▼▼▼

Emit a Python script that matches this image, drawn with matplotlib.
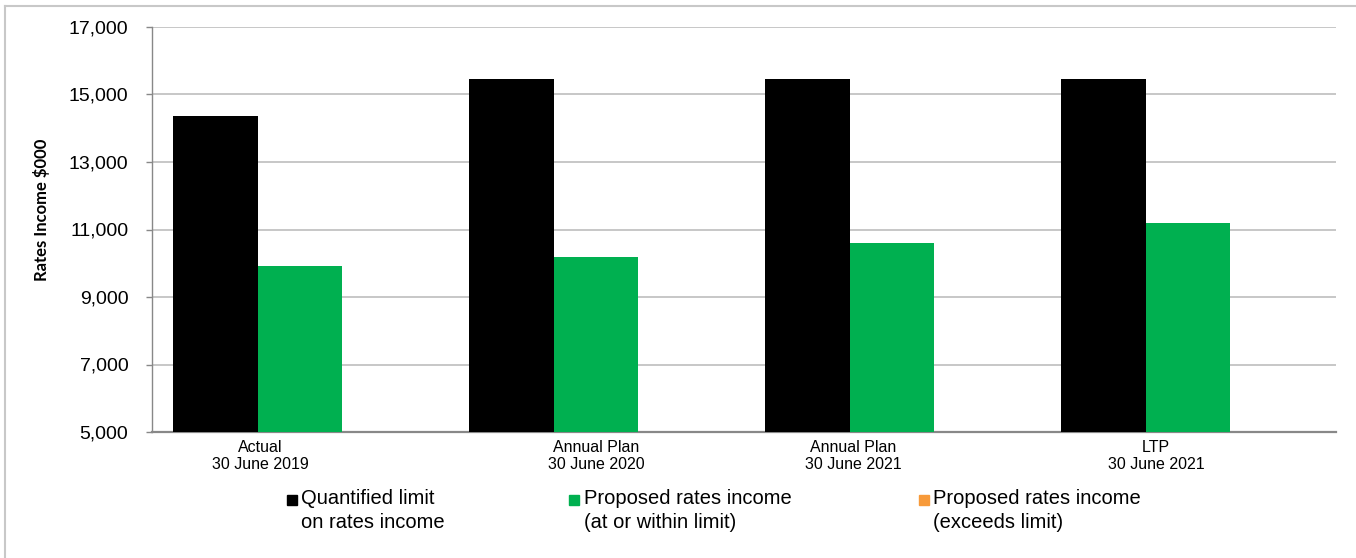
import matplotlib
matplotlib.use("Agg")
import matplotlib.pyplot as plt
from matplotlib.patches import Rectangle
from matplotlib.lines import Line2D
import numpy as np

categories = ["Actual\n30 June 2019", "Annual Plan\n30 June 2020",
              "Annual Plan\n30 June 2021", "LTP\n30 June 2021"]
series_names = ["Quantified limit\non rates income",
                "Proposed rates income\n(at or within limit)",
                "Proposed rates income\n(exceeds limit)"]
quantified_limit = [14350, 15450, 15450, 15450]
proposed_within = [9910, 10190, 10605, 11185]
proposed_exceeds = [0, 0, 0, 0]
colors = ["#000000", "#00B050", "#F79A3A"]
yticks = [5000, 7000, 9000, 11000, 13000, 15000, 17000]

W, H = 1356, 558
fig = plt.figure(figsize=(W / 100, H / 100), dpi=100)
plt.rcParams['font.family'] = ['Liberation Sans', 'DejaVu Sans']

L, R, T, B = 152, 1336, 27, 432
ax = fig.add_axes([L / W, 1 - B / H, (R - L) / W, (B - T) / H])

x = np.arange(len(categories))
bw = 0.285
for i, (vals, c) in enumerate(zip([quantified_limit, proposed_within, proposed_exceeds], colors)):
    ax.bar(x + (i - 1) * bw, vals, width=bw, color=c, zorder=3, linewidth=0)

ax.set_xlim(-0.5, len(categories) - 0.5)
ax.set_ylim(5000, 17000)
ax.set_yticks(yticks)
ax.set_yticklabels([f"{v:,}" for v in yticks], fontsize=14, color="#000000")
ax.tick_params(axis='y', length=4, width=1, color="#888888", pad=13)
ax.set_xticks([])
ax.yaxis.grid(True, color="#BDBDBD", linewidth=1.2, zorder=0)
for s in ["top", "right"]:
    ax.spines[s].set_visible(False)
ax.spines["left"].set_color("#888888")
ax.spines["bottom"].set_color("#888888")
ax.spines["bottom"].set_linewidth(1.6)
ax.spines["left"].set_linewidth(1.0)

# category labels (offsets as in original)
label_offsets = [-0.135, 0.0, -0.132, -0.108]
for xi, lab, off in zip(x, categories, label_offsets):
    ax.text(xi + off, 4750, lab, ha='center', va='top', fontsize=11.5,
            linespacing=1.1, transform=ax.transData)

fig.text(41 / W, 1 - 210 / H, "Rates Income $000", rotation=90, ha='center', va='center',
         fontsize=12, fontweight='bold', family=['Lato', 'DejaVu Sans'])

# legend (manual)
marker_x = [287, 569, 919]
text_x = [301, 584, 933]
for mx, tx, name, c in zip(marker_x, text_x, series_names, colors):
    fig.patches.append(Rectangle((mx / W, 1 - 505 / H), 10 / W, 10 / H,
                                 transform=fig.transFigure, color=c))
    l1, l2 = name.split("\n")
    fig.text(tx / W, 1 - 499 / H, l1, ha='left', va='center', fontsize=14.5)
    fig.text(tx / W, 1 - 523 / H, l2, ha='left', va='center', fontsize=14.5)

# outer frame (cut off right/bottom)
fig.add_artist(Line2D([4.5 / W, 1], [1 - 5.5 / H, 1 - 5.5 / H], transform=fig.transFigure,
                      color="#C8C8C8", linewidth=1.5))
fig.add_artist(Line2D([4.5 / W, 4.5 / W], [0, 1 - 5.5 / H], transform=fig.transFigure,
                      color="#C8C8C8", linewidth=1.5))

fig.savefig("out.png", dpi=100)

▲▲▲

Exactly as written, please give again the lines from the beginning of the listing through the line containing "import numpy as np", inclusive, without any pictures.

Emit a Python script that matches this image, drawn with matplotlib.
import matplotlib
matplotlib.use("Agg")
import matplotlib.pyplot as plt
from matplotlib.patches import Rectangle
from matplotlib.lines import Line2D
import numpy as np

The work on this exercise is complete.